Calculating Life Insurance for Debt
This calculator can be used to estimate the amount of life insurance needed to pay for all outstanding household debts. The calculator needs a total of six inputs, including:
- The remaining balance on a mortgage
- The total of all home equity loans still outstanding
- Money needed to pay off student loans
- The unpaid principal on a car loan
- Any money owed relating to personal loans
- Finally, the total of all outstanding credit card debt
The calculator then provides the user with one output:
- The total of all outstanding debts to be paid off using the proceeds from a life insurance policy
Using Life Insurance to Pay off Debts
Admittedly, this calculator is quite simple and produces an estimate that could be done on a piece of paper too. The reason for publishing this calculator has nothing to do with its complexity; it is to stimulate thought on this topic. Many online calculators, including one of our own, calculate the amount of life insurance based on income. That is to say, the amount of life insurance purchased is enough to replace the income generated by the insured if they should pass away. This is a very logical way to figure out how much life insurance is needed but it does ignore outstanding debt, and in many cases it might be desirable to pay off all debts in addition to replacing income.
In fact, we will eventually launch a life insurance calculator that takes a more comprehensive approach to calculating how much insurance to purchase. For example, debt addressed by this calculator accounts for purchases made in the past. An income-based calculator estimates how much insurance is needed to replace the income provided by someone. Our comprehensive calculator takes both variables into account and also considers large future expenses such as putting a child through college or paying for a wedding.
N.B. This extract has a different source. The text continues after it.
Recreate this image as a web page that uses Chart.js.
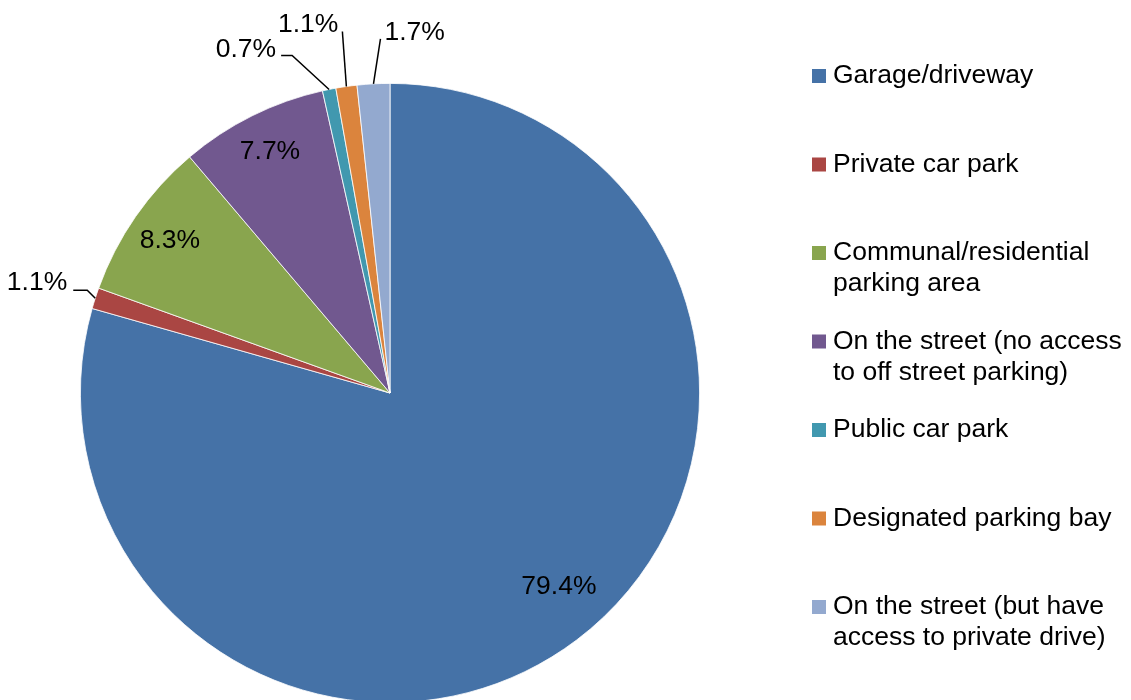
<!DOCTYPE html>
<html>
<head>
<meta charset="utf-8">
<script src="https://cdn.jsdelivr.net/npm/chart.js@4.4.1/dist/chart.umd.min.js"></script>
<style>
html,body{margin:0;padding:0;background:#fff;overflow:hidden;}
canvas{display:block;}
</style>
</head>
<body>
<canvas id="c" width="1131" height="720"></canvas>
<script>
// ---- data ----
const categories = [
  'Garage/driveway',
  'Private car park',
  ['Communal/residential', 'parking area'],
  ['On the street (no access', 'to off street parking)'],
  'Public car park',
  'Designated parking bay',
  ['On the street (but have', 'access to private drive)']
];
const shares = [79.4, 1.1, 8.3, 7.7, 0.7, 1.1, 1.7];
const percentLabels = ['79.4%', '1.1%', '8.3%', '7.7%', '0.7%', '1.1%', '1.7%'];
const colors = ['#4572A7', '#AA4643', '#89A54E', '#71588F', '#4198AF', '#DB843D', '#93A9CF'];

// label placement styles (inside = radius fraction; outside = leader line offsets)
const labelStyle = [
  {inside: 0.83, dAngle: -0.07},
  {elbow: [-8, -8], tail: -14, align: 'right', gap: -6, base: 0},
  {inside: 0.865},
  {inside: 0.87},
  {elbow: [-37, -34], tail: -11, align: 'right', gap: -5, base: 2},
  {elbow: [-4, -55], tail: 0, align: 'right', gap: -4, base: 1},
  {elbow: [7, -45], tail: 0, align: 'left', gap: 4, base: 1}
];

const FONT = '26.5px "Liberation Sans", Arial, sans-serif';

const labelPlugin = {
  id: 'pieLabels',
  afterDatasetsDraw(chart) {
    const ctx = chart.ctx;
    const meta = chart.getDatasetMeta(0);
    ctx.save();
    ctx.font = FONT;
    ctx.fillStyle = '#000';
    ctx.strokeStyle = '#000';
    ctx.lineWidth = 1.5;
    meta.data.forEach((arc, i) => {
      const p = arc.getProps(['x', 'y', 'startAngle', 'endAngle', 'outerRadius'], true);
      const st = labelStyle[i];
      const mid = (p.startAngle + p.endAngle) / 2 + (st.dAngle || 0);
      if (st.inside) {
        const r = p.outerRadius * st.inside;
        ctx.textAlign = 'center';
        ctx.textBaseline = 'middle';
        ctx.fillText(percentLabels[i], p.x + Math.cos(mid) * r, p.y + Math.sin(mid) * r);
      } else {
        const ex = p.x + Math.cos(mid) * p.outerRadius;
        const ey = p.y + Math.sin(mid) * p.outerRadius;
        const bx = ex + st.elbow[0], by = ey + st.elbow[1];
        const tx = bx + st.tail;
        ctx.beginPath();
        ctx.moveTo(ex, ey);
        ctx.lineTo(bx, by);
        if (st.tail) ctx.lineTo(tx, by);
        ctx.stroke();
        ctx.textAlign = st.align;
        ctx.textBaseline = 'alphabetic';
        ctx.fillText(percentLabels[i], tx + st.gap, by + st.base);
      }
    });
    ctx.restore();
  }
};

const legendPlugin = {
  id: 'sideLegend',
  afterDraw(chart) {
    const ctx = chart.ctx;
    const labels = chart.data.labels;
    const bg = chart.data.datasets[0].backgroundColor;
    ctx.save();
    ctx.font = FONT;
    ctx.textAlign = 'left';
    ctx.textBaseline = 'middle';
    const x0 = 812, y0 = 76, step = 88.5, lh = 31, box = 14;
    labels.forEach((lab, i) => {
      const y = y0 + i * step;
      ctx.fillStyle = bg[i];
      ctx.fillRect(x0, y - box / 2, box, box);
      ctx.fillStyle = '#000';
      const lines = Array.isArray(lab) ? lab : [lab];
      lines.forEach((ln, k) => ctx.fillText(ln, x0 + 21, y + k * lh));
    });
    ctx.restore();
  }
};

new Chart(document.getElementById('c'), {
  type: 'pie',
  data: {
    labels: categories,
    datasets: [{
      data: shares,
      backgroundColor: colors,
      borderColor: '#ffffff',
      borderWidth: 0.8
    }]
  },
  options: {
    responsive: false,
    animation: false,
    devicePixelRatio: 1,
    layout: {padding: {left: 80, right: 431, top: 83, bottom: 17}},
    plugins: {legend: {display: false}, tooltip: {enabled: false}}
  },
  plugins: [labelPlugin, legendPlugin]
});
</script>
</body>
</html>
Buying Life Insurance Efficiently
When buying life insurance another consideration is the type of insurance to buy. Simply stated there are three types of life insurance policies:
- Universal Life Insurance: with this type of policy, the person is covered for life, which is why it is also considered a permanent life policy. Universal has a savings component, or cash value, along with lifetime protection.
- Whole Life Insurance: another form of permanent life insurance, whole life policies are the most common type of insurance sold. Both premiums and death benefits are fixed, and the benefit is payable as long as the policy premiums are paid.
- Term Life Insurance: the most cost-efficient way to purchase life insurance is with a term policy. As the name implies, premiums and coverage can be fixed for the duration of the policy, which have terms of one to 30 years.
The right type of insurance to purchase will vary according to the gap the policyholder is hoping to fill so it’s best to become an educated buyer before making any purchase decision or inviting an insurance agent into your home. There are pros and cons associated with each of the three policy types. Doing your homework will pay off in the long run because a life insurance policy is a long-term financial commitment.